Se quiere resolver con violencia física o verbal los problemas o contradicciones, para ello usa palabras ofensivas, frases irónicas, humilla a su adversario lo más que puede. Disfraza su veneno con una sonrisa, con sarcasmo. Otras veces está en el chisme, se queja anónimamente. Provoca la agresión y se hace a un lado. La persona iracunda rompe cosas, raya muebles, grita porque piensa que así, entre más grite, va a tener la razón.

Hay personas que traen la ira embotellada, se le ve tranquila, se traga todo y luego explota, la mayor de las veces, sobre los más débiles: los hijos, el subordinado o el que camina en la calle. Hay personas que quieren controlar la vida de los hijos, y al no lograrlo, muestran un rostro quebrado. Se desquita con los más débiles. Su diálogo interno es negativo, sus pensamientos son obsesivos, compulsivos.
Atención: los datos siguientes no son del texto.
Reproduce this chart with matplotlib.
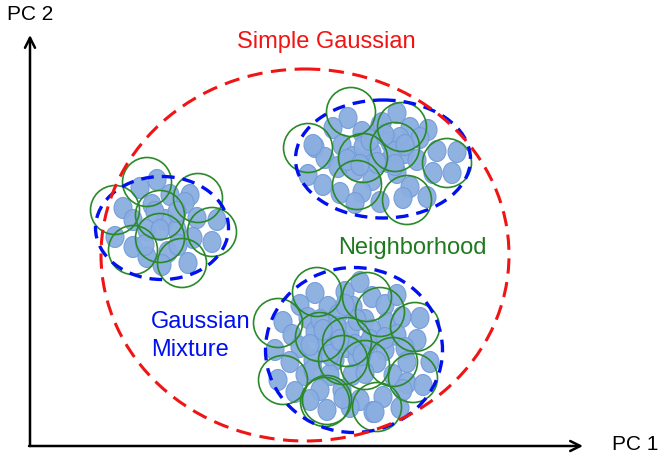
import matplotlib.pyplot as plt
from matplotlib.patches import Ellipse, Circle

plt.rcParams['font.family'] = ['Liberation Sans', 'DejaVu Sans']

# points of each cluster (picture pixel coords, y down)
small_x = [157, 140, 170, 190, 123, 152, 185, 133, 165, 197, 217, 147, 177, 115, 133, 193,
           212, 147, 168, 162, 188, 155, 177, 160, 178, 145]
small_y = [180, 188, 195, 195, 208, 205, 203, 220, 220, 218, 220, 230, 230, 237, 247, 238,
           242, 257, 252, 265, 263, 212, 212, 230, 245, 245]

top_x = [348, 333, 362, 397, 410, 428, 315, 342, 380, 390, 400, 420, 325, 353, 372, 388, 405,
         417, 437, 457, 308, 323, 338, 355, 372, 397, 410, 433, 452, 340, 362, 380, 403, 427,
         355, 347, 377, 393, 363, 313, 382, 370, 385, 360, 395, 405]
top_y = [118, 128, 132, 113, 128, 130, 147, 145, 125, 142, 138, 138, 158, 157, 153, 162, 153,
         160, 151, 152, 175, 185, 167, 170, 180, 173, 187, 173, 173, 193, 192, 202, 198, 197,
         203, 160, 163, 152, 147, 145, 123, 140, 135, 165, 165, 145]

bot_x = [315, 345, 360, 300, 328, 353, 372, 385, 397, 283, 308, 338, 365, 387, 402, 420, 292,
         315, 333, 350, 372, 397, 417, 275, 300, 325, 347, 367, 385, 405, 290, 313, 335, 357,
         377, 407, 430, 278, 305, 330, 352, 365, 393, 407, 295, 320, 342, 360, 383, 310, 327,
         350, 373, 400, 313, 337, 357, 343, 375, 403, 423, 320, 345, 330, 355, 370, 340, 362,
         385, 310, 323]
bot_y = [293, 292, 282, 305, 307, 307, 297, 305, 295, 322, 318, 315, 320, 323, 317, 318, 335,
         332, 333, 332, 330, 335, 340, 350, 347, 345, 347, 345, 350, 348, 362, 360, 360, 358,
         362, 362, 362, 380, 375, 375, 375, 373, 375, 383, 392, 390, 390, 400, 397, 400, 410,
         407, 412, 408, 370, 327, 320, 398, 412, 390, 385, 320, 305, 355, 345, 340, 340, 355,
         338, 345, 330]

# neighborhood circles
nb_x = [147, 115, 198, 160, 212, 160, 133, 182,
        351, 308, 402, 363, 395, 447, 357, 407,
        317, 367, 278, 380, 415, 320, 347, 343, 365, 393, 413, 283, 327, 377, 325]
nb_y = [182, 210, 198, 215, 232, 238, 250, 263,
        112, 148, 127, 158, 147, 163, 185, 200,
        292, 297, 323, 312, 327, 337, 342, 360, 365, 362, 378, 380, 400, 407, 402]

# gaussian mixture components: centre x, centre y, width, height
gm_cx = [162, 383, 354]
gm_cy = [228, 159, 350]
gm_w = [133, 175, 177]
gm_h = [103, 118, 165]

# single gaussian
sg = (305, 255, 408, 372)

fig = plt.figure(figsize=(6.63, 4.62), dpi=100)
ax = fig.add_axes([0, 0, 1, 1])
ax.set_xlim(0, 663)
ax.set_ylim(462, 0)
ax.axis('off')

for xs, ys in [(small_x, small_y), (top_x, top_y), (bot_x, bot_y)]:
    for x, y in zip(xs, ys):
        ax.add_patch(Ellipse((x, y), 18, 21, facecolor='#8aaee0', edgecolor='#729bd8',
                             lw=0.8, alpha=0.95, zorder=2))

for x, y in zip(nb_x, nb_y):
    ax.add_patch(Circle((x, y), 24.5, fill=False, edgecolor='#2a8a2a', lw=1.2, zorder=3))

for cx, cy, w, h in zip(gm_cx, gm_cy, gm_w, gm_h):
    ax.add_patch(Ellipse((cx, cy), w, h, fill=False, edgecolor='#0010ee', lw=2.4,
                         linestyle=(0, (3.8, 2.4)), zorder=4))

ax.add_patch(Ellipse((sg[0], sg[1]), sg[2], sg[3], fill=False, edgecolor='#f01414', lw=2.2,
                     linestyle=(0, (5, 2.8)), zorder=5))

# axes arrows
ax.annotate('', xy=(30, 35), xytext=(30, 446),
            arrowprops=dict(arrowstyle='->', lw=1.8, color='black', mutation_scale=18,
                            shrinkA=0, shrinkB=0))
ax.annotate('', xy=(583, 446), xytext=(29, 446),
            arrowprops=dict(arrowstyle='->', lw=1.8, color='black', mutation_scale=18,
                            shrinkA=0, shrinkB=0))

ax.text(7, 15, 'PC 2', fontsize=15, va='center', ha='left', color='black')
ax.text(612, 445, 'PC 1', fontsize=15, va='center', ha='left', color='black')
ax.text(326, 42, 'Simple Gaussian', fontsize=17, va='center', ha='center', color='#f01414')
ax.text(338, 248, 'Neighborhood', fontsize=17, va='center', ha='left', color='#1f7a1f')
ax.text(151, 322, 'Gaussian', fontsize=17, va='center', ha='left', color='#0010ee')
ax.text(151, 350, 'Mixture', fontsize=17, va='center', ha='left', color='#0010ee')

fig.savefig('out.png', dpi=100)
El iracundo no mide las consecuencias de sus actos que pueden ser muy graves como lastimar a una persona de por vida con su lengua hiriente o sus golpes. Además, se siente herida por cosas sin importancia. Su diálogo interno es negativo, tiene pensamientos de violencia, vive con paranoias, con prejuicios, interpreta de modo que sale beneficiado o justificado.

Las explosiones de ira son cada vez más agresivas, como toda conducta destructiva. La voz sube de niveles y también su nivel de agresión.

Tenemos dos tipos de iracundos: el que arremete contra los demás, hacia el medio ambiente o hacia las cosas; pegan con su puño las paredes. El que arremete contra sí mismo ocasionándose daños físicos, hiriéndose a sí misma.

Al final la ira pasa factura, la persona queda con sentimientos de culpa, origina enfermizas conductas de compensación, acaba en soledad o en la cárcel; de plano nadie quiere estar con esa persona. El iracundo se queda solo, y, a veces, en la cárcel. El furibundo ocasiona terribles resentimientos en los demás: los hijos, la pareja, la familia. Las personas se van alejando de él o ella y guardan resentimientos de sus ofensas. Al irascible se le envenena el alma y, en consecuencia, es infeliz.

Este ladrón ataca cuando menos lo esperas, no se controla. Primero hay que pensar y luego actuar. La ira todo lo destruye. La violencia engendra más violencia. Luego viene la revancha. El airado primero siente, luego actúa y luego se arrepiente. Empieza con las palabras hirientes y pasa a los actos, ¿y cómo puede poner remedio? Si toma una hoja de papel, la arruga y luego la plancha ya nunca va a quedar igual.

El origen de la irritabilidad está en la infancia, porque no se cumplieron sus expectativas, porque el entorno no respondió a sus necesidades. Viene un desencadenamiento de sentimientos de los que nace la ira; necesitaba ser visto, escuchado, amado, a cambio recibió gritos, cachetadas, coscorrones. Quizás tuvo padres periféricos, es decir, ausentes. Es urgente encontrar nuestra herida, porque en el pasado fuimos víctimas, y ahora somos victimarios, y estamos repitiendo conductas con nuestra familia.

Al iracundo hay que ayudarle a reflexionar. Que hable: “Menciona algunos actos u omisiones que te molestan. ¿Por qué te molestan?”. A veces hay dificultad para enfrentar este problema, sin embargo, hay que tratar de encontrar el origen de esa ira; si no se enfrenta no hay curación. Alguna persona siente ira porque de niño fue maltratado, ante ello, hay que ver cómo reacciona. Hay que dar el primer paso en nombre de nuestro Señor. Dios hace maravillas cuando oramos y le entregamos todo al Señor. A veces necesitamos canalizar a esa persona con el especialista indicado.